First, the EU indicated it does not expect the US to raise its universal tariff on EU exports from 10% to 15% this week, despite Treasury Secretary Scott Bessent signalling the increase was imminent. According to Bloomberg, citing individuals familiar with the matter, the EU has received assurances that the US will maintain the 10% rate for the bloc. EU lawmakers have therefore kept the ratification process on hold pending further clarity from Washington and plan to reconvene on 17 March.

A central question, however, is whether the US can legally offer preferential tariff treatment to any specific country or bloc. The current framework is being applied uniformly, and existing exemptions cover only narrow categories of goods. While legal interpretation is ultimately for experts, the statutory language behind Section 122 tariffs supports temporary, non‑discriminatory surcharges – not country‑specific relief. Any deviation could expose the administration to legal challenges, and if courts adhere to the original intent of Section 122 (addressing balance‑of‑payments risks), preferential exemptions may trigger broader complications.

Given this backdrop, the EU’s optimism should be treated cautiously. US “assurances” may simply suggest that alternative tariff mechanisms are being prepared. In the same CNBC interview, Bessent said he believes tariff rates will revert to their previous levels within five months, pointing to potential replacements under Sections 301 and 232.

We published an impact assessment on the new tariff environment for the Eurozone last week –likely overshadowed by Middle East developments – and see no reason to revise our view that a 15% tariff could ultimately apply to EU exports as well.

A second major development was the European Commission’s adoption of the Industrial Accelerator Act, designed to rebuild Europe’s industrial base, accelerate decarbonisation in strategic sectors, reduce external technological dependencies, and strengthen economic security and supply‑chain resilience.
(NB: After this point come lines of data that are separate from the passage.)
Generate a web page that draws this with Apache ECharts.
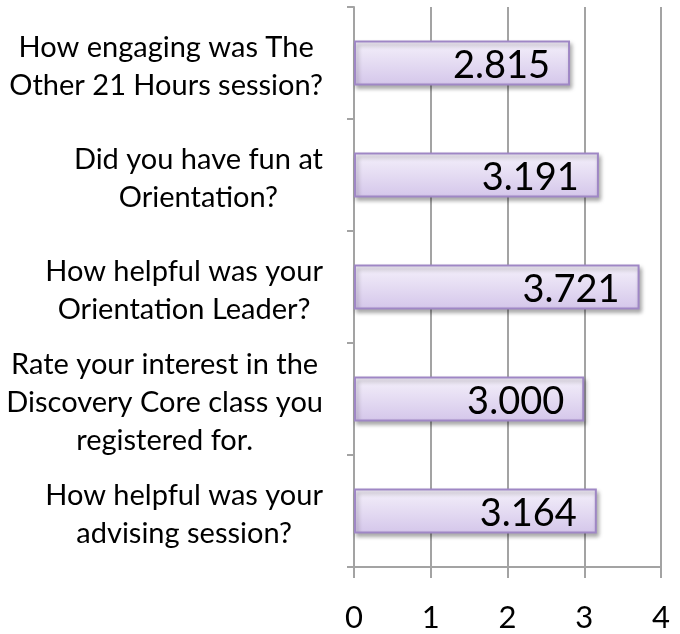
<!DOCTYPE html>
<html>
<head>
<meta charset="utf-8">
<script src="https://cdn.jsdelivr.net/npm/echarts@6/dist/echarts.min.js"></script>
<style>
  html, body { margin: 0; padding: 0; background: #fff; }
  #chart { width: 680px; height: 634px; }
</style>
</head>
<body>
<div id="chart"></div>
<script>
const questions = [
    'How engaging was The\nOther 21 Hours session?',
    'Did you have fun at\nOrientation?',
    'How helpful was your\nOrientation Leader?',
    'Rate your interest in the\nDiscovery Core class you\nregistered for.',
    'How helpful was your\nadvising session?'
];
const scores = [2.815, 3.191, 3.721, 3.000, 3.164];

const chart = echarts.init(document.getElementById('chart'), null, { renderer: 'canvas' });

const grey = '#a3a3a3';

const option = {
    animation: false,
    grid: {
        left: 354,
        right: 19,
        top: 7,
        bottom: 67,
        containLabel: false
    },
    xAxis: {
        type: 'value',
        min: 0,
        max: 4,
        interval: 1,
        axisLine: { show: true, lineStyle: { color: grey, width: 2 } },
        axisTick: { show: true, length: 11, lineStyle: { color: grey, width: 2 } },
        splitLine: { show: true, lineStyle: { color: grey, width: 2 } },
        axisLabel: {
            margin: 35,
            fontSize: 31,
            color: '#000',
            fontFamily: 'Lato'
        }
    },
    yAxis: {
        type: 'category',
        inverse: true,
        data: questions,
        axisLine: { show: true, lineStyle: { color: grey, width: 2 } },
        axisTick: { show: true, length: 7, lineStyle: { color: grey, width: 2 } },
        axisLabel: {
            margin: 31,
            color: '#000',
            fontFamily: 'Lato',
            fontSize: 29,
            lineHeight: 38,
            padding: [8, 0, 0, 0],
            formatter: function (v) {
                return v.split('\n').map(function (s) { return '{c|' + s + '}'; }).join('\n');
            },
            rich: {
                c: {
                    align: 'center',
                    fontFamily: 'Lato',
                    fontSize: 29,
                    lineHeight: 38,
                    color: '#000'
                }
            }
        }
    },
    series: [
        {
            type: 'bar',
            data: scores,
            barWidth: 45,
            itemStyle: {
                color: new echarts.graphic.LinearGradient(0, 0, 0, 1, [
                    { offset: 0, color: '#f5f1fb' },
                    { offset: 1, color: '#d4c6ea' }
                ]),
                borderColor: '#9f87c5',
                borderWidth: 2,
                shadowColor: 'rgba(0,0,0,0.3)',
                shadowBlur: 4,
                shadowOffsetX: 2,
                shadowOffsetY: 3
            },
            label: {
                show: true,
                position: 'insideRight',
                distance: 20,
                offset: [0, 3],
                fontFamily: 'Lato',
                fontSize: 38,
                color: '#000',
                formatter: function (p) { return p.value.toFixed(3); }
            }
        }
    ]
};

chart.setOption(option);
</script>
</body>
</html>
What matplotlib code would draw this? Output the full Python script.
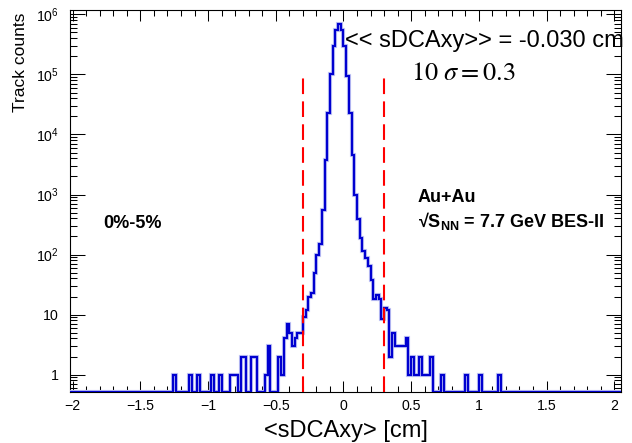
import numpy as np
import matplotlib.pyplot as plt
from matplotlib.ticker import MultipleLocator, LogLocator, FuncFormatter, NullFormatter

plt.rcParams['font.family'] = ['Liberation Sans', 'DejaVu Sans']
plt.rcParams['mathtext.fontset'] = 'custom'
plt.rcParams['mathtext.rm'] = 'Liberation Sans'
plt.rcParams['mathtext.it'] = 'Liberation Sans:italic'
plt.rcParams['mathtext.bf'] = 'Liberation Sans:bold'
plt.rcParams['mathtext.sf'] = 'Liberation Sans'

# binning of the sDCAxy histogram [cm]
x_lo, x_hi, bin_w = -2.02, 2.06, 0.02

# non-empty bins: bin centre [cm] and number of tracks
bin_centres = [-1.25, -1.13, -1.07, -0.97, -0.91, -0.83, -0.81, -0.79,
               -0.75, -0.73, -0.67, -0.65, -0.57, -0.55,
               -0.47, -0.45, -0.43, -0.41, -0.39, -0.37, -0.35, -0.33, -0.31,
               -0.29, -0.27, -0.25, -0.23, -0.21, -0.19, -0.17, -0.15,
               -0.13, -0.11, -0.09, -0.07, -0.05, -0.03, -0.01,
               0.01, 0.03, 0.05, 0.07, 0.09, 0.11, 0.13, 0.15, 0.17,
               0.19, 0.21, 0.23, 0.25, 0.27, 0.29, 0.31, 0.33, 0.35, 0.37,
               0.39, 0.41, 0.43, 0.45, 0.47, 0.49, 0.51, 0.53, 0.55, 0.57,
               0.59, 0.61, 0.63, 0.65, 0.73, 0.91, 1.01, 1.15]
track_counts = [1, 1, 1, 1, 1, 1, 1, 1,
                2, 2, 2, 2, 1, 3,
                2, 1, 4, 7, 5, 3, 4, 5, 5,
                9, 12, 20, 23, 50, 100, 152, 550,
                3800, 23000, 100000, 296000, 550000, 680000, 550000,
                296000, 94000, 23000, 4470, 1000, 390, 190, 116, 86,
                64, 37, 18, 21, 18, 8.5, 13, 12, 2, 5,
                3, 3, 3, 3, 4, 1, 2, 1, 1, 2,
                1, 1, 1, 2, 1, 1, 1, 1]

# DCA cut window
cut_lo, cut_hi = -0.3, 0.3
y_min, y_max = 0.52, 1.17e6

edges = np.round(np.arange(x_lo, x_hi + bin_w / 2, bin_w), 4)
counts = np.zeros(len(edges) - 1)
idx = np.round((np.array(bin_centres) - x_lo) / bin_w - 0.5).astype(int)
counts[idx] = track_counts

fig = plt.figure(figsize=(6.32, 4.43), dpi=100)
ax = fig.add_axes([70 / 632, 51.3 / 443, 551 / 632, 381.4 / 443])

# empty bins sit on the lower frame, like ROOT draws them
shown = np.maximum(counts, y_min)
ax.stairs(shown, edges, color='#c4c8f4', lw=3.0, zorder=3)
ax.stairs(shown, edges, color='#0000d0', lw=1.6, zorder=3.1)

ax.vlines([cut_lo, cut_hi], y_min, 1e5, colors='#ff0000', lw=1.5,
          linestyles=(0, (7.5, 3.5)), zorder=4)

ax.set_yscale('log')
ax.set_xlim(-2.02, 2.05)
ax.set_ylim(y_min, y_max)

ax.xaxis.set_major_locator(MultipleLocator(0.5))
ax.xaxis.set_minor_locator(MultipleLocator(0.1))
ax.xaxis.set_major_formatter(FuncFormatter(lambda v, pos: f'{v:g}'.replace('-', '\u2212')))
ax.yaxis.set_major_locator(LogLocator(base=10, numticks=10))
ax.yaxis.set_minor_locator(LogLocator(base=10, subs=np.arange(2, 10), numticks=10))
ax.yaxis.set_minor_formatter(NullFormatter())


def dec_label(v, pos):
    e = int(round(np.log10(v)))
    if e < 0:
        return ''
    if e == 0:
        return '1'
    if e == 1:
        return '10'
    return rf'$10^{{{e}}}$'


ax.yaxis.set_major_formatter(FuncFormatter(dec_label))

ax.tick_params(axis='both', which='both', direction='in', top=True, right=True,
               width=0.75, labelsize=10.2)
ax.tick_params(axis='x', which='major', length=8, pad=5)
ax.tick_params(axis='x', which='minor', length=4)
ax.tick_params(axis='y', which='major', length=11, pad=8)
ax.tick_params(axis='y', which='minor', length=5)
for s in ax.spines.values():
    s.set_linewidth(0.8)

ax.set_xlabel('<sDCAxy> [cm]', fontsize=17, labelpad=5)
fig.text(21 / 632, 1 - 13 / 443, 'Track counts', rotation=90, fontsize=12.5,
         ha='center', va='top')

fig.text(345 / 632, 1 - 47 / 443, '<< sDCAxy>> = -0.030 cm', fontsize=17,
         ha='left', va='baseline')
fig.text(411 / 632, 1 - 80 / 443, r'$10\ \sigma{=}0.3$', fontsize=19,
         math_fontfamily='stix', ha='left', va='baseline')

fig.text(103 / 632, 1 - 228 / 443, '0%-5%', fontsize=13, fontweight='bold',
         ha='left', va='baseline')
fig.text(418 / 632, 1 - 202 / 443, 'Au+Au', fontsize=13, fontweight='bold',
         ha='left', va='baseline')
fig.text(418 / 632, 1 - 227 / 443, '\u221a' + r'$\mathbf{S}_{\mathbf{NN}}$ = 7.7 GeV BES-II',
         fontsize=13, fontweight='bold', ha='left', va='baseline')

fig.savefig('out.png', dpi=100)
Recent volatility in fossil‑fuel markets reinforces the logic behind this push. The Act effectively serves as Europe’s answer to the US Inflation Reduction Act, China’s expanding industrial dominance, and the increasing weaponisation of economic dependencies seen last year.

Strategic sectors initially targeted include steel, cement, aluminium, automotive, and net‑zero technology manufacturing, with the possibility of expanding to additional industries. The goal is to accelerate modernisation, boost clean‑tech adoption, and ensure sufficient EU‑based production capacity to reduce vulnerabilities. The Commission proposes three main channels to achieve this:

  1. “Made in EU” and low‑carbon requirements in public procurement to stimulate demand for EU‑produced clean industrial goods;
  2. Simplified and faster permitting to reduce bureaucratic delays;
  3. Stricter screening of foreign investments, particularly in sensitive sectors.

For investments above €100 million where a single non‑EU country controls more than 40% of global capacity in the relevant sector, the Act introduces additional obligations, including mandatory technology transfer, local‑content requirements, creation of high‑quality jobs, and ensuring at least 50% EU workforce participation. These measures are likely aimed at China.

The Regulation now moves to negotiations between the European Parliament and the Council and may be amended. Politico warns that with numerous last‑minute changes – including dropping certain industries – the legislation risks substantial revision before final adoption. Once in force, however, it could have significant implications for the affected sectors. That the EU is losing its economic innocence does not seem a far-fetched conclusion, we would argue.